China lends a helping hand


Nov 03 - 09, 2003




There are strong hopes that the current visit of President Pervez Musharraf to China this week will open a new chapter in the energy sector of Pakistan. An agreement is to be signed for development one of the world's largest coalfields so far neglected in District Thar in the Province of Sindh.

An estimate reveals that Thar coalfields have a proved reserve of over 20 billion tons of coal which can bring a revolution by cutting down the cost of power generation if all the available resources are used productively.

At present the national economy is confronted with two formidable challenges which include the huge import bill on account of POL products which costs over $3 billion per annum and on top of all is the exorbitant price of electricity which is proving a serious irritant in halting the industrial growth in Pakistan. Besides stagnant growth in the manufacturing the unbearable cost of electricity also causing unbearable sufferings to the consumers throughout the country. For bringing down the cost of electricity, the plans are underway to shift the entire power generation sector both in the public as well as the private sector (IPPs) to cheaper fuel i.e. either natural gas or coalfired system. Although it's a long-term policy but there is no option but to go for that. It is unfortunate that the previous governments without considering the adverse impact of the policy under which the then government entered into power purchase agreements with the Independent Power Producers (IPPs). Although the arrival of the IPPs helped in overcoming the problem of load shedding due to power generation support by the private sector, however the cost played havoc both on social and economic fronts. The present government has taken some corrective measures in this respect; however, the costly POL and electricity which are considered as the pivot of the economy are beyond the reach of the common man.



However, the plans for shifting from oil to gas and coal have started producing results as the fuel oil consumption fell by 16 per cent in two months up to August 31 as producers switched over to coal or natural gas because of rising fuel oil prices.

The companies consumed 2.32 million tons of petroleum products in July and August, from 2,77 million tons in the same period a year earlier.

Gas availability has increased to new discoveries in the last fiscal year, thus attracting more power producers to use gas as cheaper mode of fuel. About 78 percent of Pakistan's fuel oil is used to generate electricity and to run cement factories.

The furnace oil consumption fell 21 percent to 898,000 tons down from 1.14 million tons.

The oil bill fell by 4 per cent to $679 in the three months up to September 30, from $708 million.

Sui Southern Gas Company Pakistan second largest natural gas distributors raised its supply capacity by 33 per cent to 1.2 billion cubic feet of gas per day after completing a pipeline expansion project.

Pakistan's gas demand is expected to grow to 5.5 billion cubic feet a day by 2012 from 2.6 billion cubic feet now. The government seeks to have most power plants funning on gas or coal by end of this year.

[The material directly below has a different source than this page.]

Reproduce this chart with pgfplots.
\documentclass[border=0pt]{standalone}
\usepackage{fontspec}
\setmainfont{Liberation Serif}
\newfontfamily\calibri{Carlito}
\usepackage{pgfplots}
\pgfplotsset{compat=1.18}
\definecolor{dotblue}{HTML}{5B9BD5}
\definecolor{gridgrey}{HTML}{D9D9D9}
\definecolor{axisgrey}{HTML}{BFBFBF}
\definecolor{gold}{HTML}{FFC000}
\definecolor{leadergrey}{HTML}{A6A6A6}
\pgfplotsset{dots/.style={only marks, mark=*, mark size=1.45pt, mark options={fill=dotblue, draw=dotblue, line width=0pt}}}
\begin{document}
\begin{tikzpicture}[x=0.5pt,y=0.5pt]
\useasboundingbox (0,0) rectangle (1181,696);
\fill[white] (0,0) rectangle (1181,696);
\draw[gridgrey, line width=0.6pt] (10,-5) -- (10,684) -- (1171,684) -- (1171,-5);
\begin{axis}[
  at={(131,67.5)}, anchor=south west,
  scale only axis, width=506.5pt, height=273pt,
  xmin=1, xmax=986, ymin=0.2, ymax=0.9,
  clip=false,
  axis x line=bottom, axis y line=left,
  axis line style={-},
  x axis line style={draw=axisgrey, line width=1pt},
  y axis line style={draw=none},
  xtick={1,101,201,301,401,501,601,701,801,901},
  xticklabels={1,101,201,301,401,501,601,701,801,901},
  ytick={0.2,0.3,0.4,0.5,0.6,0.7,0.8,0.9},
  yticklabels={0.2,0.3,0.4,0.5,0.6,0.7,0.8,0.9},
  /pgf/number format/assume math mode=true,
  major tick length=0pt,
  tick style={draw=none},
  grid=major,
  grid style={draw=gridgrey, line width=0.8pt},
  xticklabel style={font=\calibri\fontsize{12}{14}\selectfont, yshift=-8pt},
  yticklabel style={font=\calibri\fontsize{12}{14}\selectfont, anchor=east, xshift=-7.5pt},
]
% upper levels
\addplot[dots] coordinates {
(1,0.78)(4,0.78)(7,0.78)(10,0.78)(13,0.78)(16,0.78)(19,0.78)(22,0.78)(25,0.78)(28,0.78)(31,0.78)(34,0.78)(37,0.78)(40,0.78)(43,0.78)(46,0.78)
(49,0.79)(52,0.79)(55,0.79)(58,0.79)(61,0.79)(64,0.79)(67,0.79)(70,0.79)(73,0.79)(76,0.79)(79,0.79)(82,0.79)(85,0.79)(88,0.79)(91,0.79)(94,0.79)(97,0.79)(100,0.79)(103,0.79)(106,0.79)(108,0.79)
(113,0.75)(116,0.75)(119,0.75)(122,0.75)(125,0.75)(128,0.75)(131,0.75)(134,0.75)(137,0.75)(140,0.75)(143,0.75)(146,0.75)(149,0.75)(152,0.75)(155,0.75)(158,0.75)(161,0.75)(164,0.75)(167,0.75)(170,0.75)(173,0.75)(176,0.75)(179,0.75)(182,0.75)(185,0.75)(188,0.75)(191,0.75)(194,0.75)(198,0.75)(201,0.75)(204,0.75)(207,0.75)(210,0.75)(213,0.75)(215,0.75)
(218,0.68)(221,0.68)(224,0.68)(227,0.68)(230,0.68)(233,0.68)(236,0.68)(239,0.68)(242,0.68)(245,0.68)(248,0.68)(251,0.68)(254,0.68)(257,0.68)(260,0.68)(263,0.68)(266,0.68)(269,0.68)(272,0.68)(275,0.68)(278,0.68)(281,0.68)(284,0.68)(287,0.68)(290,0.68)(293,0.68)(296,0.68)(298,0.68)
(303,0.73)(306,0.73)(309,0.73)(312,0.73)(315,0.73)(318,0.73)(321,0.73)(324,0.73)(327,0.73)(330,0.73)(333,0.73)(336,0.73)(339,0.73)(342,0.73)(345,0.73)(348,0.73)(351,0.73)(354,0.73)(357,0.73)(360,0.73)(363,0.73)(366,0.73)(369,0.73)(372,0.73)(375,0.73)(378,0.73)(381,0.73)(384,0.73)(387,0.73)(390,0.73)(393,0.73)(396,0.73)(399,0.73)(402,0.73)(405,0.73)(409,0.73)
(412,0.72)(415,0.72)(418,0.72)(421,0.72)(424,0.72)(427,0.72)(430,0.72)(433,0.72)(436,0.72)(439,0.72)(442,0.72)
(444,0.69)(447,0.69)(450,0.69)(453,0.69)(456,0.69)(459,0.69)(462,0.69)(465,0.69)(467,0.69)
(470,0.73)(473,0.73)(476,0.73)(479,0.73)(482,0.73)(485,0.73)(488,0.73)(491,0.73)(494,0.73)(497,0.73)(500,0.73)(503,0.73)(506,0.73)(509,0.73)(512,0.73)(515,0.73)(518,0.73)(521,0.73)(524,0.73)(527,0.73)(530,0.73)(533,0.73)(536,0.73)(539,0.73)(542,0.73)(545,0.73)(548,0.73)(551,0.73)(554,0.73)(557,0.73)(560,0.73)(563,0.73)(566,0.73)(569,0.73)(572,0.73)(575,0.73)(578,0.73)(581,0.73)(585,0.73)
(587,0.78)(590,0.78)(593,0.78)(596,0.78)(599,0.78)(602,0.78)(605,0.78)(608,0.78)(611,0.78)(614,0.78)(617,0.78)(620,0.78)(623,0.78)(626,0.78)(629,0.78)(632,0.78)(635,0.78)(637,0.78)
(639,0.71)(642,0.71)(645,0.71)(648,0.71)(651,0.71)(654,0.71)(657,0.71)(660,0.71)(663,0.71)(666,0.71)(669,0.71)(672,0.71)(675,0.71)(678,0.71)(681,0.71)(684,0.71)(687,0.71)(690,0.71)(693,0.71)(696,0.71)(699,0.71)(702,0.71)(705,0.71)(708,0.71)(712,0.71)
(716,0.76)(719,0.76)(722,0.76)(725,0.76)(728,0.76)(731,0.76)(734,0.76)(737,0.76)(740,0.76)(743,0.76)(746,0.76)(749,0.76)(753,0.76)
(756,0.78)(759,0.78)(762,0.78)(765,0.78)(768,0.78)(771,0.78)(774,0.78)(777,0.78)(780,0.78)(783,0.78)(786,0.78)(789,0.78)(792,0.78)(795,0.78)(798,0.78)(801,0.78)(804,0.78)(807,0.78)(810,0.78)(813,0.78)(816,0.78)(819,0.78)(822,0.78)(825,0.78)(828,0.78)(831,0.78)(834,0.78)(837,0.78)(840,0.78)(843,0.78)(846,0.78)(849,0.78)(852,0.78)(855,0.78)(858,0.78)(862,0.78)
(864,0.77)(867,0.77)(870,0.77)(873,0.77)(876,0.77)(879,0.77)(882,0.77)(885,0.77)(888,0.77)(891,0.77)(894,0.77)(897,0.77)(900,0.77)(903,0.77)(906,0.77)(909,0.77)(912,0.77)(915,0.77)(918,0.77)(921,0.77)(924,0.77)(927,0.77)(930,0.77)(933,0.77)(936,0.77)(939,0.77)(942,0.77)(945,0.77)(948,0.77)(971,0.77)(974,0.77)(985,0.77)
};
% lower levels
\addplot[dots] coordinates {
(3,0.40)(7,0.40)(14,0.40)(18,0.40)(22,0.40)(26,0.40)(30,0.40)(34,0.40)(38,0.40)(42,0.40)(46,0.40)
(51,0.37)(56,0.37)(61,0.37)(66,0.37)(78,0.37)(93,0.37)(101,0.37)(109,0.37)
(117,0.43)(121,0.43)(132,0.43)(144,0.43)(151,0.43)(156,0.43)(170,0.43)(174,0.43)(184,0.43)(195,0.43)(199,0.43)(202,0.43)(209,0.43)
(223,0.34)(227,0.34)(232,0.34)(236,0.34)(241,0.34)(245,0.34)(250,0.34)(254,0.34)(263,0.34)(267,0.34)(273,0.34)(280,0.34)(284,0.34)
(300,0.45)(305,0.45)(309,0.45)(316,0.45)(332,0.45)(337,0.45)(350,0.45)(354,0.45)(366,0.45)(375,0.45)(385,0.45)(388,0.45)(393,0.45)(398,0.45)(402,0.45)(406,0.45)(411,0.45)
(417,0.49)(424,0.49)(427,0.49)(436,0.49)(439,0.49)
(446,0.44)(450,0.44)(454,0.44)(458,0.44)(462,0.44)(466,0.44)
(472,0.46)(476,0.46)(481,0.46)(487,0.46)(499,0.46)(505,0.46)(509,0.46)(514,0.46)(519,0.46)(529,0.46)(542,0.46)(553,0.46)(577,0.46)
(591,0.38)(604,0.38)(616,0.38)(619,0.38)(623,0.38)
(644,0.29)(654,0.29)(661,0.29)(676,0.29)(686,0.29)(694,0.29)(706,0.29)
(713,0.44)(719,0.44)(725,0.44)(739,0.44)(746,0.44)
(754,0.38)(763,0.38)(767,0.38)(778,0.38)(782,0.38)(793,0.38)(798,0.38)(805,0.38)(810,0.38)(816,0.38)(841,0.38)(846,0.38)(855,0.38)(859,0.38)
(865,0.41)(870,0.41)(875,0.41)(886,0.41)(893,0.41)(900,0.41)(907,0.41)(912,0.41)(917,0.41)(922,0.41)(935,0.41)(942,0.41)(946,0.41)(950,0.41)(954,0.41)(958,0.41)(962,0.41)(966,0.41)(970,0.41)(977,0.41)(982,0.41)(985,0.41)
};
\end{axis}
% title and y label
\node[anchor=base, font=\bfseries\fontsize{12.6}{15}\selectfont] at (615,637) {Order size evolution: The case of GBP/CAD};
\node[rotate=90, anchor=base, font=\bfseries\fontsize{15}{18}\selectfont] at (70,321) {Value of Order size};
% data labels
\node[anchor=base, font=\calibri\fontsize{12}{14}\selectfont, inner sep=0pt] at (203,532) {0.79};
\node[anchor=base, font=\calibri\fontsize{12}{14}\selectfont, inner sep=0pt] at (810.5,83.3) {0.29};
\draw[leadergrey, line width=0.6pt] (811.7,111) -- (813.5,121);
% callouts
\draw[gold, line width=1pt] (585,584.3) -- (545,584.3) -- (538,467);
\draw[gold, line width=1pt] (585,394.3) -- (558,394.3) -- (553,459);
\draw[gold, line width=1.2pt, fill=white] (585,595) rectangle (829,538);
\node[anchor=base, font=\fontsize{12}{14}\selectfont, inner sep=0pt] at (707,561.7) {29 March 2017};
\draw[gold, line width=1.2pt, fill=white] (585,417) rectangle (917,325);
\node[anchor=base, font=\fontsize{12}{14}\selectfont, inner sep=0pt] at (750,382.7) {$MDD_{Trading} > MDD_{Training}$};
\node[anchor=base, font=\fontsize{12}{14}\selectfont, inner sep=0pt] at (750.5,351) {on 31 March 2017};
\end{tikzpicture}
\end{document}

Oil bill and consumption will fall further in the current fiscal year as most of the power producers and cement makers will also switch to gas. Pakistan's imports of crude oil and oil products in the year to June 30 rose by 9 per cent to $3.06 billion from $2.86 billion.


Currently, world's developed economies such as China, US, Germany as well as India are using coal which is obviously much cheaper fuel for power generation as compared to furnace oil or natural gas.

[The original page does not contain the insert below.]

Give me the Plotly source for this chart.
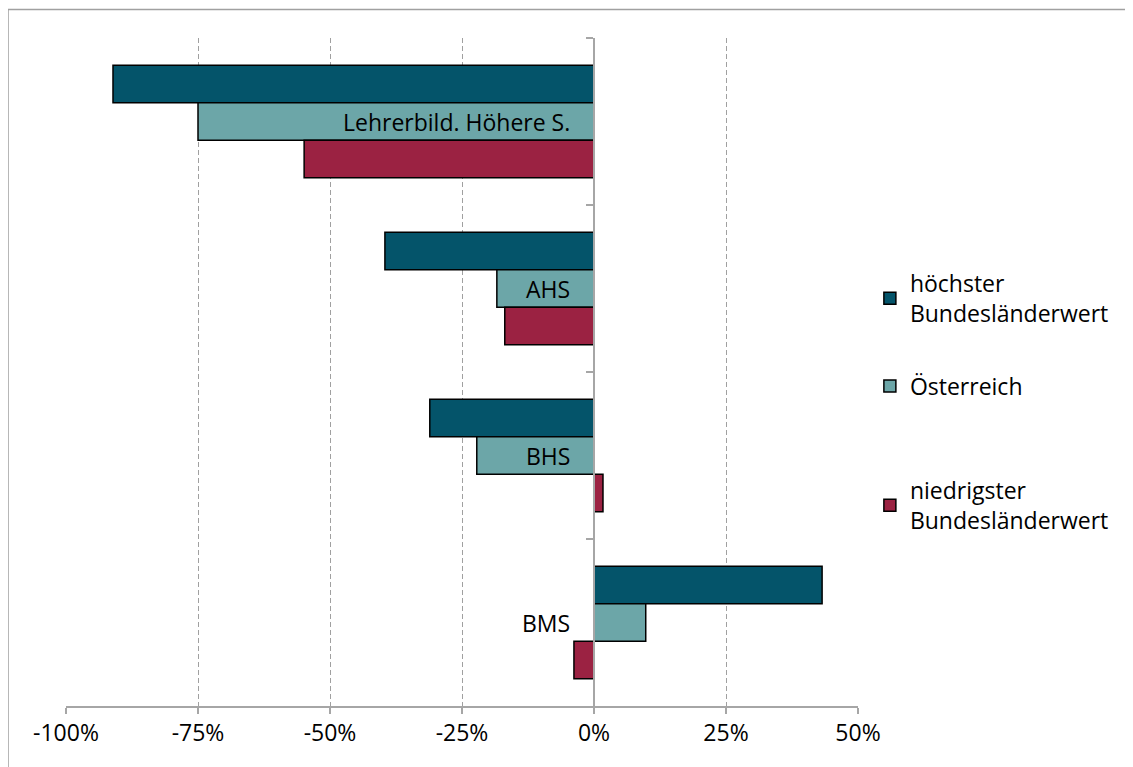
import plotly.graph_objects as go

categories = ["Lehrerbild. Höhere S.", "AHS", "BHS", "BMS"]
series_names = ["höchster<br>Bundesländerwert", "Österreich", "niedrigster<br>Bundesländerwert"]
hoechster = [-0.911, -0.396, -0.311, 0.432]
oesterreich = [-0.750, -0.184, -0.222, 0.098]
niedrigster = [-0.549, -0.169, 0.017, -0.038]
colors = ["#04546A", "#6CA6A8", "#9B2242"]
tick_vals = [-1.0, -0.75, -0.5, -0.25, 0, 0.25, 0.5]
tick_text = ["-100%", "-75%", "-50%", "-25%", "0%", "25%", "50%"]

FONT = "Open Sans"
FS = 23
W, H = 1133, 767
OFF = 8  # page body margin
ml, mt = 66 - OFF, 38 - OFF
pw, ph = 792, 668
mr = W - ml - pw
mb = H - mt - ph

legend_names = ["legend", "legend2", "legend3"]
legend_y = [0.665, 0.511, 0.355]

fig = go.Figure()
for name, vals, col, lg in zip(series_names, [hoechster, oesterreich, niedrigster], colors, legend_names):
    fig.add_trace(go.Bar(
        y=categories, x=vals, name=name, orientation="h",
        marker=dict(color=col, line=dict(color="#000000", width=1.5)),
        legend=lg,
    ))

for cat in categories:
    fig.add_annotation(x=0, y=cat, xref="x", yref="y", text=cat, showarrow=False,
                       xanchor="right", xshift=-22, yshift=0,
                       font=dict(family=FONT, size=FS, color="#000000"))

legend_common = dict(x=1.015, xanchor="left", yanchor="top",
                     font=dict(family=FONT, size=FS, color="#000000"),
                     itemwidth=30, bgcolor="rgba(0,0,0,0)")

xmin, xmax = -1.0, 0.5
fig.update_layout(
    width=W, height=H,
    margin=dict(l=ml, r=mr, t=mt, b=mb),
    paper_bgcolor="white", plot_bgcolor="white",
    barmode="group", bargap=0.326, bargroupgap=0,
    font=dict(family=FONT, size=FS, color="#000000"),
    showlegend=True,
    legend=dict(y=legend_y[0], **legend_common),
    legend2=dict(y=legend_y[1], **legend_common),
    legend3=dict(y=legend_y[2], **legend_common),
    xaxis=dict(range=[xmin, xmax], tickvals=tick_vals, ticktext=tick_text,
               showgrid=True, gridcolor="#A0A0A0", griddash="5px,3px", gridwidth=1.2,
               showline=True, linecolor="#A6A6A6", linewidth=1.5,
               ticks="outside", ticklen=6, tickcolor="#A6A6A6", tickwidth=1.5,
               zeroline=False, tickfont=dict(family=FONT, size=FS),
               fixedrange=True),
    yaxis=dict(autorange="reversed", type="category",
               anchor="free", position=(0 - xmin) / (xmax - xmin),
               showline=True, linecolor="#A6A6A6", linewidth=1.5,
               ticks="outside", ticklen=7, tickcolor="#A6A6A6", tickwidth=1.5,
               tickson="boundaries", showticklabels=False, showgrid=False,
               zeroline=False),
)

# outer frame of the chart area (screen left 8, top 9.5)
fig.add_shape(type="rect", xref="paper", yref="paper",
              x0=(8 - 66) / pw, x1=(W + 40 - 66) / pw,
              y0=-(H + 40 - 38 - ph) / ph, y1=1 + (38 - 9.5) / ph,
              line=dict(color="#A0A0A0", width=1.5), fillcolor="rgba(0,0,0,0)", layer="below")

fig.write_html("out.html")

The agreement on the installation of a 600mw Thar coal power generation plant at Duddar is most likely to be finalized when President Musharraf visits China in the first week of November, 2003.

The relevant authorities in Pakistan have already discussed the pros and cons of the agreement with the Chinese counterparts who had recently visited Pakistan.

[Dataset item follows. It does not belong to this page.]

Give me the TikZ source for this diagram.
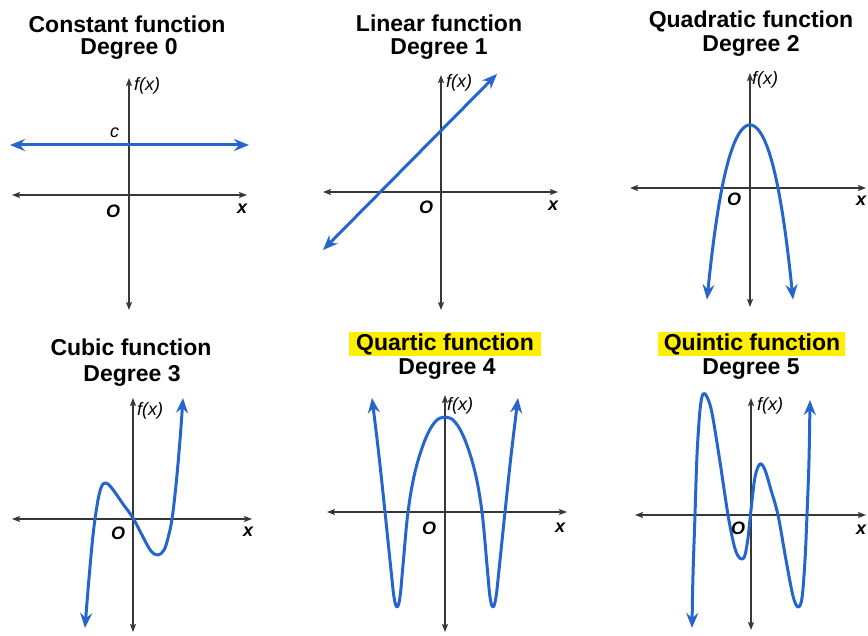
\documentclass[tikz,border=0pt]{standalone}
\usepackage{fontspec}
\setmainfont{Liberation Sans}
\usetikzlibrary{arrows.meta}
\definecolor{curveblue}{RGB}{38,102,204}
\definecolor{axisgray}{RGB}{55,55,55}
\definecolor{hiyellow}{RGB}{255,238,0}
\tikzset{
  axisline/.style={draw=axisgray, line width=1.4pt, {Stealth[length=8pt,width=6pt,inset=1.5pt]}-{Stealth[length=8pt,width=6pt,inset=1.5pt]}},
  curveline/.style={draw=curveblue, line width=3pt, line join=round, {Stealth[length=15pt,width=12pt,inset=5pt]}-{Stealth[length=15pt,width=12pt,inset=5pt]}},
  titletext/.style={anchor=base, inner sep=0pt, font=\bfseries\fontsize{23}{26}\selectfont},
  hibox/.style={fill=hiyellow, draw=none},
  fxlabel/.style={anchor=base west, inner sep=0pt, font=\itshape\fontsize{18}{20}\selectfont},
  olabel/.style={anchor=base west, inner sep=0pt, font=\bfseries\itshape\fontsize{18}{20}\selectfont},
}
\begin{document}
\begin{tikzpicture}[x=1pt,y=-1pt]
\useasboundingbox[fill=white] (0,0) rectangle (868,636);

% ---------- Panel 1: constant ----------
\node[titletext] (t1a) at (127,33) {Constant function};
\node[titletext] (t1b) at (129,55) {Degree 0};
\draw[axisline] (12,195) -- (247,195);
\draw[axisline] (129,310) -- (129,78);
\draw[curveline] (10,145) -- (249,145);
\node[fxlabel] (f1) at (134,91) {f(x)};
\node[fxlabel] (c1) at (110,138) {c};
\node[olabel] (o1) at (106,218) {O};
\node[olabel] (x1) at (237,214) {x};

% ---------- Panel 2: linear ----------
\node[titletext] (t2a) at (439,32) {Linear function};
\node[titletext] (t2b) at (439,55) {Degree 1};
\draw[axisline] (323,192) -- (558,192);
\draw[axisline] (441,310) -- (441,75);
\draw[curveline] (323,250) -- (497,74);
\node[fxlabel] (f2) at (446,88) {f(x)};
\node[olabel] (o2) at (419,214) {O};
\node[olabel] (x2) at (548,211) {x};

% ---------- Panel 3: quadratic ----------
\node[titletext] (t3a) at (751,28) {Quadratic function};
\node[titletext] (t3b) at (751,52) {Degree 2};
\draw[axisline] (630,188) -- (866,188);
\draw[axisline] (750,307) -- (750,73);
\draw[curveline] plot[domain=-4.3:4.3, samples=70, variable=\t] ({750+10*\t},{125+7*\t*\t+0.132*\t*\t*\t*\t});
\node[fxlabel] (f3) at (752,85) {f(x)};
\node[olabel] (o3) at (727,206) {O};
\node[olabel] (x3) at (856,206) {x};

% ---------- Panel 4: cubic ----------
\node[titletext] (t4a) at (131,356) {Cubic function};
\node[titletext] (t4b) at (132,382) {Degree 3};
\draw[axisline] (12,519) -- (252,519);
\draw[axisline] (133,632) -- (133,398);
\draw[curveline] plot[smooth, tension=0.6] coordinates {(85,628) (88,590) (92,545) (95,519) (99,495) (103,484) (108,484) (114,491) (123,504) (133,518) (143,537) (151,551) (158,555) (164,550) (168,538) (172,519) (176,485) (180,440) (183,398)};
\node[fxlabel] (f4) at (137,415) {f(x)};
\node[olabel] (o4) at (111,539) {O};
\node[olabel] (x4) at (243,536) {x};

% ---------- Panel 5: quartic ----------
\fill[hibox] (349,332) rectangle (541,356);
\node[titletext] (t5a) at (445,351) {Quartic function};
\node[titletext] (t5b) at (447,375) {Degree 4};
\draw[axisline] (327,512) -- (567,512);
\draw[axisline] (445,632) -- (445,395);
\draw[curveline] plot[smooth, tension=0.6] coordinates {(372,398) (379,456) (385,512) (391,570) (394,597) (397,607) (400,597) (403,565) (408,512) (415,472) (425,440) (435,422) (445,417) (455,422) (465,440) (475,472) (482,512) (487,565) (490,597) (493,607) (496,597) (499,570) (505,512) (511,456) (518,398)};
\node[fxlabel] (f5) at (447,410) {f(x)};
\node[olabel] (o5) at (422,534) {O};
\node[olabel] (x5) at (555,532) {x};

% ---------- Panel 6: quintic ----------
\fill[hibox] (658,332) rectangle (845,356);
\node[titletext] (t6a) at (752,351) {Quintic function};
\node[titletext] (t6b) at (751,375) {Degree 5};
\draw[axisline] (635,515) -- (866,515);
\draw[axisline] (751,630) -- (751,398);
\draw[curveline] plot[smooth, tension=0.55] coordinates {(692,628) (693,575) (695,515) (697,455) (700,410) (703,394) (707,397) (712,413) (720,462) (728,515) (734,545) (738,556) (742,559) (745,555) (748,538) (751,510) (755,477) (760,464) (765,470) (771,490) (778,515) (786,560) (793,596) (798,607) (802,598) (805,560) (807,515) (809,460) (810,400)};
\node[fxlabel] (f6) at (757,410) {f(x)};
\node[olabel] (o6) at (731,534) {O};
\node[olabel] (x6) at (856,534) {x};
\end{tikzpicture}
\end{document}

In connection with the ground work for enhancing economic cooperation between the two countries, experts and professionals including Director General Petroleum Concession have already proceeded to China prior to the visit of the President Musharraf.

China's leading company Shanhua had already shown keen interest in developing the coal-fired power generation plants adjacent to Thar coalfields. The first phase the Chinese company will start work in about 50-square km of Thar Coal area and install two coal-fired power generation plants each of 300MW capacity.

The Chinese company Shanhua was also actively busy in preparing the feasibility study of Thar coal to ascertain the gasification of the coal and coal bed methane (CBM). China would also help Pakistan in installation of 3000MW power generation plants after the completion of work on these two power plants.




The experts are of the view that the development of Thar coalfields will do a magic to the social development of the remote area of district Thar where people are deprived of the basic needs such as drinking water. The energizing of the area is expected to help turn the deserts of Thar into a Greenland which assures economic glory in the days to come inshallah!